The first is from our first full day in town. Our guides took us to meet a woman named Kiyomi Kohno, who was living in Hiroshima when the atomic bomb was dropped. She recounted her experience walking through town and witnessing the destroyed buildings, burned corpses, and fellow survivors trying to understand what happened. She shared some emotional and grotesque details, but the most captivating part of the story was the part she didn’t tell. She didn’t mention the United States—the ones who dropped the devastation she saw—even once. If one were from a different planet they might have thought she was describing the effects of a tragic natural disaster, not a catastrophic military strike. At the end of her presentation I asked why she didn’t mention the US or seem to hate us. Her answer was that she had once taken a trip to Hawaii and learned about the attack on Pearl Harbor and the pain her country caused on thousands of people. Essentially, she said she doesn’t carry anti-American feelings because she—this old lady who did nothing except have her home bombed—sees herself as both a victim and an offender of war. I don’t know that I’d be able to replicate the same kind of nuanced view if I experienced so much hell, which made it all the more powerful to hear from her.
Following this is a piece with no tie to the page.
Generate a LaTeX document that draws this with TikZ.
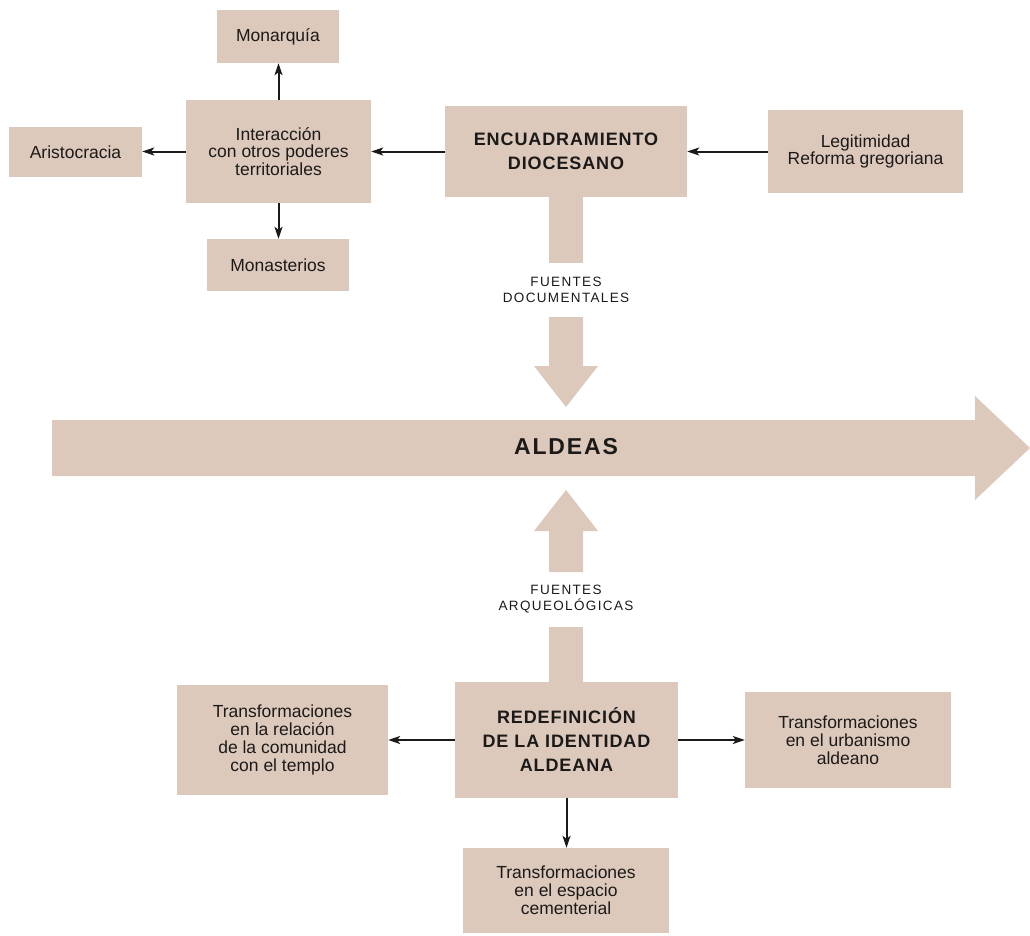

On our second day we checked out an island called Miyajima, which had a ton of lazy deer and a neat temple. During our free time on the island I went to a cafe with a small group of people, including a few Japanese university students and their professor, Jim sensei. Jim and I began talking about how he came to Japan and how he got involved with PAX. We talked about young people involved in peace movements and how our host, The World Friendship Center, has a membership that is, well, older. While we were having this conversation about the need to keep young people involved in conversations about international conflict, violence, and power there were two young Japanese students sitting two feet across the table swiping through Instagram. Now, I totally love my Instagram account, and I realize they were probably as tired as everyone else after two long days, but if Korean idol groups and 애교 are the only things we can talk about then we may have a hard time developing deep empathy or courage to grapple with big problems. The thought I left our cafe with was that if young folks, from everywhere, don’t walk in the door as older generations walk out, we’re gonna have a problem. If young folks don’t show up to tell leaders like Shinzō Abe, Donald Trump, or Park Geun-hye that we’re paying attention then we forfeit the ability to shape the countries we live in.
I certainly hope this wasn’t my last trip to Hiroshima. Beyond the captivating history of the place, I felt deeply welcomed by our hosts and hope to visit them in their beautiful city again to see all the parts I didn’t get a chance to see!